• **PROBLEM STATEMENT**: Starting at the first line of the listing below, repeat each line up to and including the one containing "fig = plt.figure(figsize=(W". Leave out pictures.

• **SOURCE EXCERPT**:
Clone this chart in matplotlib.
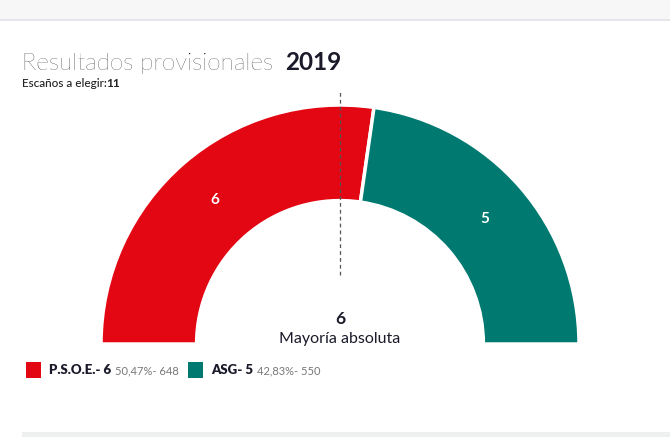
import matplotlib.pyplot as plt
from matplotlib.patches import Rectangle
import numpy as np

plt.rcParams['font.family'] = ['Lato', 'DejaVu Sans']

# Data
parties = ['P.S.O.E.', 'ASG']
seats = [6, 5]
percents = ['50,47%', '42,83%']
votes = [648, 550]
colors = ['#E30613', '#007A70']
total_seats = 11
majority = 6
year = '2019'

W, H = 670, 437
fig = plt.figure(figsize=(W / 100, H / 100), dpi=100)

# background axes in pixel coordinates
bg = fig.add_axes([0, 0, 1, 1])
bg.set_xlim(0, W)
bg.set_ylim(H, 0)
bg.axis('off')

# top bar and bottom strip
bg.add_patch(Rectangle((0, 0), W, 19, color='#f7f7f7', lw=0))
bg.plot([0, W], [19.5, 19.5], color='#e1e1e8', lw=1.2)
bg.add_patch(Rectangle((22, 432), W - 22, 6, color='#eef0f0', lw=0))

fig.canvas.draw()
renderer = fig.canvas.get_renderer()


def after(txt, gap=0):
    # x position (pixel data coords) right after a text object
    bb = txt.get_window_extent(renderer)
    return bb.x1 + gap


t = bg.text(22, 70, 'Resultados provisionales', fontsize=17.5, fontweight='light',
            color='#000000', va='baseline')
bg.text(after(t, 12), 70, year, fontsize=17.5, fontweight='bold', color='#1a1a2a',
        va='baseline')

t = bg.text(22, 87, 'Escaños a elegir:', fontsize=8.5, fontweight='medium',
            color='#222222', va='baseline')
bg.text(after(t, -1), 87, str(total_seats), fontsize=8.5, fontweight='bold',
        color='#222222', va='baseline')

# center texts
bg.text(340, 319, str(majority), fontsize=12.5, fontweight='bold', color='#1a1a2a',
        ha='center', va='center')
bg.text(340, 339, 'Mayoría absoluta', fontsize=11.5, color='#1a1a2a',
        ha='center', va='center')

# legend
x = 26
for p, s, pc, v, c in zip(parties, seats, percents, votes, colors):
    bg.add_patch(Rectangle((x, 362), 15, 16, color=c, lw=0))
    t = bg.text(x + 23, 370, f'{p}- {s}', fontsize=9.5, fontweight='heavy',
                color='#1a1a2a', va='center')
    t2 = bg.text(after(t, 4), 370.5, f'{pc}- {v}', fontsize=8, color='#777777',
                 va='center')
    x = after(t2, 9)

# semicircle (parliament) chart
cx, cy, R = 340, 344, 239
ax = fig.add_axes([(cx - R) / W, (H - cy - R) / H, 2 * R / W, 2 * R / H])
ax.patch.set_alpha(0)
wedges, _ = ax.pie(seats + [total_seats], startangle=180, counterclock=False,
                   colors=colors + ['none'],
                   wedgeprops=dict(width=0.4, edgecolor='white', linewidth=2.5))
wedges[-1].set_edgecolor('none')
ax.set_xlim(-1, 1)
ax.set_ylim(-1, 1)
ax.axis('off')

for w, s in zip(wedges[:-1], seats):
    ang = np.deg2rad((w.theta1 + w.theta2) / 2)
    ax.text(0.8 * np.cos(ang), 0.8 * np.sin(ang), str(s), color='white',
            fontsize=11, fontweight='bold', ha='center', va='center')

ax.plot([0, 0], [(cy - 275) / R, (cy - 90) / R], color='#555555', lw=0.9,
        ls=(0, (3, 2.5)), clip_on=False)

fig.savefig('out.png', dpi=100)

• **EXERCISE RESPONSE**:
Clone this chart in matplotlib.
import matplotlib.pyplot as plt
from matplotlib.patches import Rectangle
import numpy as np

plt.rcParams['font.family'] = ['Lato', 'DejaVu Sans']

# Data
parties = ['P.S.O.E.', 'ASG']
seats = [6, 5]
percents = ['50,47%', '42,83%']
votes = [648, 550]
colors = ['#E30613', '#007A70']
total_seats = 11
majority = 6
year = '2019'

W, H = 670, 437
fig = plt.figure(figsize=(W / 100, H / 100), dpi=100)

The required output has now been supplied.